■ **Task brief**: Retype the data that follows line by line, exactly, and leave its pictures out.
## BEGIN
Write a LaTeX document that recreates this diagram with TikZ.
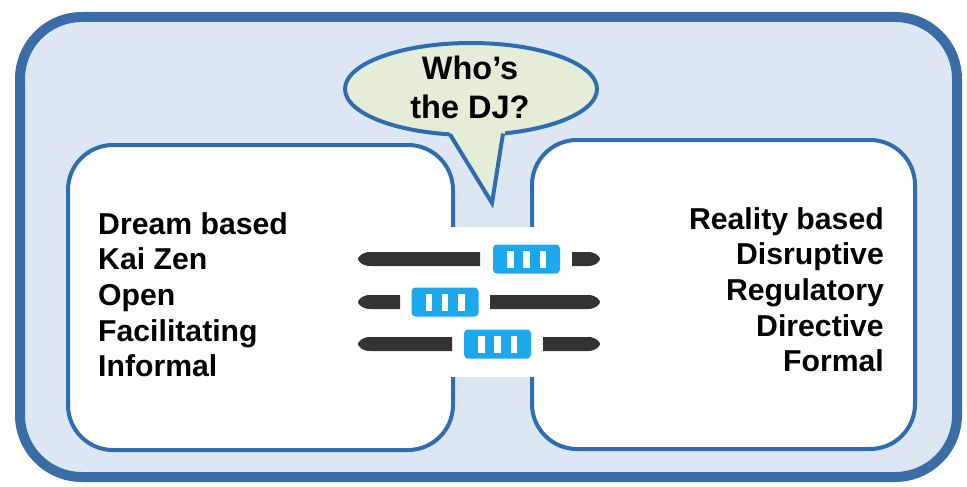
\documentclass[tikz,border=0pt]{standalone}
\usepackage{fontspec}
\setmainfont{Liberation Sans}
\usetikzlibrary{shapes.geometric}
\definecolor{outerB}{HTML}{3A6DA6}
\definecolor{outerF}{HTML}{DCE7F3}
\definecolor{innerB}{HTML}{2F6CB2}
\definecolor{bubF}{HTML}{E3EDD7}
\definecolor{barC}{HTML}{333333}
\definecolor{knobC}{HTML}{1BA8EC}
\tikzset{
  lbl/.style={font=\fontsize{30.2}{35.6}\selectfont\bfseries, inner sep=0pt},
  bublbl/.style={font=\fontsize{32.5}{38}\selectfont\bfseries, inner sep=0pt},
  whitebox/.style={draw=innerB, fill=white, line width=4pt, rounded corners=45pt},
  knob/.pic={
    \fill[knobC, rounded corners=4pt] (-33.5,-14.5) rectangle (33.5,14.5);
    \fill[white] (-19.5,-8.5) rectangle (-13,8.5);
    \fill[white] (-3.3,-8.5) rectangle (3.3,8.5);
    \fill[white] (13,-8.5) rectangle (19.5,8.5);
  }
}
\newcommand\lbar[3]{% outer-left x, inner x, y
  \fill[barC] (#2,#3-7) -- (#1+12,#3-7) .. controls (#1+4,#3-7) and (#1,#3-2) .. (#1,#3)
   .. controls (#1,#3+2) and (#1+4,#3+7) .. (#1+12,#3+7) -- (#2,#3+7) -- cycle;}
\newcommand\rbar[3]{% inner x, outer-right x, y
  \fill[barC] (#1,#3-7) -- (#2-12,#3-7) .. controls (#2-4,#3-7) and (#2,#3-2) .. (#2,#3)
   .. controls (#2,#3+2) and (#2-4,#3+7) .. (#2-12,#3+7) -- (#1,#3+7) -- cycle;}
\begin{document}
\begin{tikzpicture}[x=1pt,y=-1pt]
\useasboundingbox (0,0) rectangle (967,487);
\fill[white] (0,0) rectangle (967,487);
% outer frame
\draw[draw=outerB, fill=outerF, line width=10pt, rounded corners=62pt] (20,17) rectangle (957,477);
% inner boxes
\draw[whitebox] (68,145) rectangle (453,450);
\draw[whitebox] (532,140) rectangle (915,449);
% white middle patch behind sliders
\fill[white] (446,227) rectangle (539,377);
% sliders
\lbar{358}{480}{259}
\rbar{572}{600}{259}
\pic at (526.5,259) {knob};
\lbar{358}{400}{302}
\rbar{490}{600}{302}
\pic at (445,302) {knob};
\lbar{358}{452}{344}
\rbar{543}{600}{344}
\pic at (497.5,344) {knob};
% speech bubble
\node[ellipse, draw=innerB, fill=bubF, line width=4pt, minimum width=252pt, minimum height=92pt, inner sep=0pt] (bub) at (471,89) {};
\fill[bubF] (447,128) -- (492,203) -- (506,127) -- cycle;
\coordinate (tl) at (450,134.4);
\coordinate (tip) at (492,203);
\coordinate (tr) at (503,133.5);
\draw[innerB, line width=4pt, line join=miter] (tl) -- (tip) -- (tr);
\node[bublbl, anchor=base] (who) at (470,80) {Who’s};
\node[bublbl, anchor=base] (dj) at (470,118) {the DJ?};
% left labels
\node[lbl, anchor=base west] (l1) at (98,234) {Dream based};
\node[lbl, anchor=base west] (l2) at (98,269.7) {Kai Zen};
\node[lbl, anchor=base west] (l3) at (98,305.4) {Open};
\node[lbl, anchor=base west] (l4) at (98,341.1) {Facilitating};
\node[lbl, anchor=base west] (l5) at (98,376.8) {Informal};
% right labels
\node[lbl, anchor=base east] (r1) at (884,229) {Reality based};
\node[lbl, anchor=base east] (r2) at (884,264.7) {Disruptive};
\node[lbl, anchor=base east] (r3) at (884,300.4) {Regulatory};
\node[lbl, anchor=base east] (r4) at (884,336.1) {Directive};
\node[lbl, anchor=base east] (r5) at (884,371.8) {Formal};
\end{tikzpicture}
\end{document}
## END
■ **Complete answer**:
Write a LaTeX document that recreates this diagram with TikZ.
\documentclass[tikz,border=0pt]{standalone}
\usepackage{fontspec}
\setmainfont{Liberation Sans}
\usetikzlibrary{shapes.geometric}
\definecolor{outerB}{HTML}{3A6DA6}
\definecolor{outerF}{HTML}{DCE7F3}
\definecolor{innerB}{HTML}{2F6CB2}
\definecolor{bubF}{HTML}{E3EDD7}
\definecolor{barC}{HTML}{333333}
\definecolor{knobC}{HTML}{1BA8EC}
\tikzset{
  lbl/.style={font=\fontsize{30.2}{35.6}\selectfont\bfseries, inner sep=0pt},
  bublbl/.style={font=\fontsize{32.5}{38}\selectfont\bfseries, inner sep=0pt},
  whitebox/.style={draw=innerB, fill=white, line width=4pt, rounded corners=45pt},
  knob/.pic={
    \fill[knobC, rounded corners=4pt] (-33.5,-14.5) rectangle (33.5,14.5);
    \fill[white] (-19.5,-8.5) rectangle (-13,8.5);
    \fill[white] (-3.3,-8.5) rectangle (3.3,8.5);
    \fill[white] (13,-8.5) rectangle (19.5,8.5);
  }
}
\newcommand\lbar[3]{% outer-left x, inner x, y
  \fill[barC] (#2,#3-7) -- (#1+12,#3-7) .. controls (#1+4,#3-7) and (#1,#3-2) .. (#1,#3)
   .. controls (#1,#3+2) and (#1+4,#3+7) .. (#1+12,#3+7) -- (#2,#3+7) -- cycle;}
\newcommand\rbar[3]{% inner x, outer-right x, y
  \fill[barC] (#1,#3-7) -- (#2-12,#3-7) .. controls (#2-4,#3-7) and (#2,#3-2) .. (#2,#3)
   .. controls (#2,#3+2) and (#2-4,#3+7) .. (#2-12,#3+7) -- (#1,#3+7) -- cycle;}
\begin{document}
\begin{tikzpicture}[x=1pt,y=-1pt]
\useasboundingbox (0,0) rectangle (967,487);
\fill[white] (0,0) rectangle (967,487);
% outer frame
\draw[draw=outerB, fill=outerF, line width=10pt, rounded corners=62pt] (20,17) rectangle (957,477);
% inner boxes
\draw[whitebox] (68,145) rectangle (453,450);
\draw[whitebox] (532,140) rectangle (915,449);
% white middle patch behind sliders
\fill[white] (446,227) rectangle (539,377);
% sliders
\lbar{358}{480}{259}
\rbar{572}{600}{259}
\pic at (526.5,259) {knob};
\lbar{358}{400}{302}
\rbar{490}{600}{302}
\pic at (445,302) {knob};
\lbar{358}{452}{344}
\rbar{543}{600}{344}
\pic at (497.5,344) {knob};
% speech bubble
\node[ellipse, draw=innerB, fill=bubF, line width=4pt, minimum width=252pt, minimum height=92pt, inner sep=0pt] (bub) at (471,89) {};
\fill[bubF] (447,128) -- (492,203) -- (506,127) -- cycle;
\coordinate (tl) at (450,134.4);
\coordinate (tip) at (492,203);
\coordinate (tr) at (503,133.5);
\draw[innerB, line width=4pt, line join=miter] (tl) -- (tip) -- (tr);
\node[bublbl, anchor=base] (who) at (470,80) {Who’s};
\node[bublbl, anchor=base] (dj) at (470,118) {the DJ?};
% left labels
\node[lbl, anchor=base west] (l1) at (98,234) {Dream based};
\node[lbl, anchor=base west] (l2) at (98,269.7) {Kai Zen};
\node[lbl, anchor=base west] (l3) at (98,305.4) {Open};
\node[lbl, anchor=base west] (l4) at (98,341.1) {Facilitating};
\node[lbl, anchor=base west] (l5) at (98,376.8) {Informal};
% right labels
\node[lbl, anchor=base east] (r1) at (884,229) {Reality based};
\node[lbl, anchor=base east] (r2) at (884,264.7) {Disruptive};
\node[lbl, anchor=base east] (r3) at (884,300.4) {Regulatory};
\node[lbl, anchor=base east] (r4) at (884,336.1) {Directive};
\node[lbl, anchor=base east] (r5) at (884,371.8) {Formal};
\end{tikzpicture}
\end{document}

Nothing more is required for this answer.